Per arrivarci esistono due differenti strade, l’una chiara e l’altra occulta. Quest’ultima è una porticina che si apre dal museo di Sant’Alfonso, fra scale e corridoi, attraversando numerosi ambienti e nicchie, con il consenso di chi accoglie al museo stesso. L’altra, pubblica, si trova immediatamente all’imbocco della via Duomo, sulla destra. È una curva perfettamente angolare, e dunque poco visibile, che pare quasi si spenga all’accesso di un cortiletto con un pugno di case intorno, ma in realtà si comprime poi a una ripidissima salita che prosegua con una sterzata a gomito fino alla cima, dove si oltrepassa un cancello sempre aperto che immette a un pianoro desolato e incolto.
Ecco che la vista domina il centro storico, i suoi tetti scomposti, i terrazzamenti di una meravigliosa villa con giardino abbandonata, e soprattutto – lontana – la Rupe Atenea, incastrata allo sguardo da una florida palma. È un’Agrigento insolita dal suo angolo più riposto, nell’idea curiosa che i luoghi meglio nascosti sono proprio quelli più esposti. Del Castello sono visibili le ultime tracce, mortificate da un’orrenda casupola in cemento che in tempi lontani servì da piccolo ufficio per gli impiegati del servizio idrico. Uno scempio inutile, atrocemente disturbante, il residuo di un paese che ha ceduto alla bruttezza chiamandola modernità.

Ma per converso, è proprio questo tugurio quadrato che fa risaltare la bellezza del posto, che continua per un piccolo corridoio a due brevi rampe di scale che conducono sul punto più alto del Castello, una vasta area pianeggiante con un lungo muretto basso di tufo che la recinta per ogni suo lato. Uno spettacolo della natura e della storia, non soltanto per la vista che abbraccia il mare con le due città, ma per il senso di altitudine che dona questa sommità a confronto con il precipizio che da un lato si staglia a vuoto sul dorso della collina. Il campanile di Sant’Alfonso è lì a due passi, quasi a toccarlo con le dita, e Agrigento emerge al ristoro di un silenzio senza eguali. Se la città volesse dotarsi di un belvedere, è questo il posto; ideale, nella misura in cui è perfettamente naturale. E andrebbe recuperato senza ulteriori attese, abbisognando solo di qualche pulizia e della sistemazione dei gradini sbrecciati, un presidio minimo di sicurezza e una tavola di notizie per i turisti.

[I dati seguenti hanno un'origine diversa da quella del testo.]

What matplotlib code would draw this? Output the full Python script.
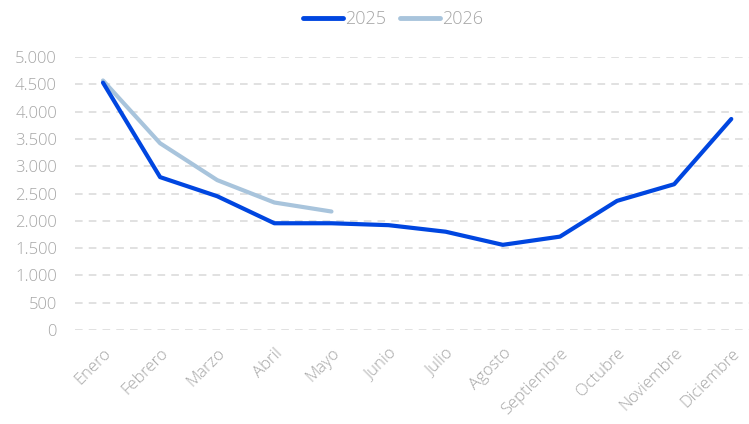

Se le condizioni del Castello sono di disfacimento totale, sull’aspetto strutturale del fortilizio in epoca normanna, Malaterra utilizza le due parole “turres et propugnacula che evocano l’esistenza di una cinta munita di torri; mentre le rappresentazioni grafiche, elaborate a partire dal XVI secolo, raffigurano un complesso a pianta assimilabile a quella di un trapezio isoscele, con corte interna, due torri di cortina e vari corpi di fabbrica addossati alle mura perimetrali”. Di più, il Castello richiama alla memoria la funzione che più tardivamente ebbe come prigione di Girgenti – e difatti alcuni lo citano anche come carcere vecchio – fino all’anno 1866, con poche piccole stanze, alcuni cameroni e una grande corte per la vita comune dei detenuti.

La vera sorpresa di questo luogo, soprattutto nel suo punto più alto, è la possibilità di osservare da vicino e pressoché per intero il corpo della chiesa dell’Itria: tetto cadente, balconi ammalorati, pertugi inselvatichiti, eppure tra le cose più belle che sia possibile vedere nel cuore antico di Agrigento. In origine nota come Madonna Odigitria, con annesso il convento dei Padri Redentoristi – altrettanto visibile -, la chiesa è a navata unica e di stile barocco con prospetto e portale manieristi. Edificata alla fine del ‘500, nel 1761 venne ceduta ai Padri Redentoristi che la tennero fino alla prima metà dell’800, ma, in seguito alla realizzazione della chiesa di Sant’Alfonso, fu venduta come casa in rovina insieme al giardino.
Il Castello di Agrigento è anche il racconto di questa storia – insieme agli arabi e a Ruggero, ai lamenti dei carcerati e agli aromi delle erbe spontanee, al vento tra le rovine e all’orgoglio di una città ideale – lontana, come un tragico mito, a un presente di devastazione e incuria che ci auguriamo presto venga risolto, se anche la bellezza è una scelta civile.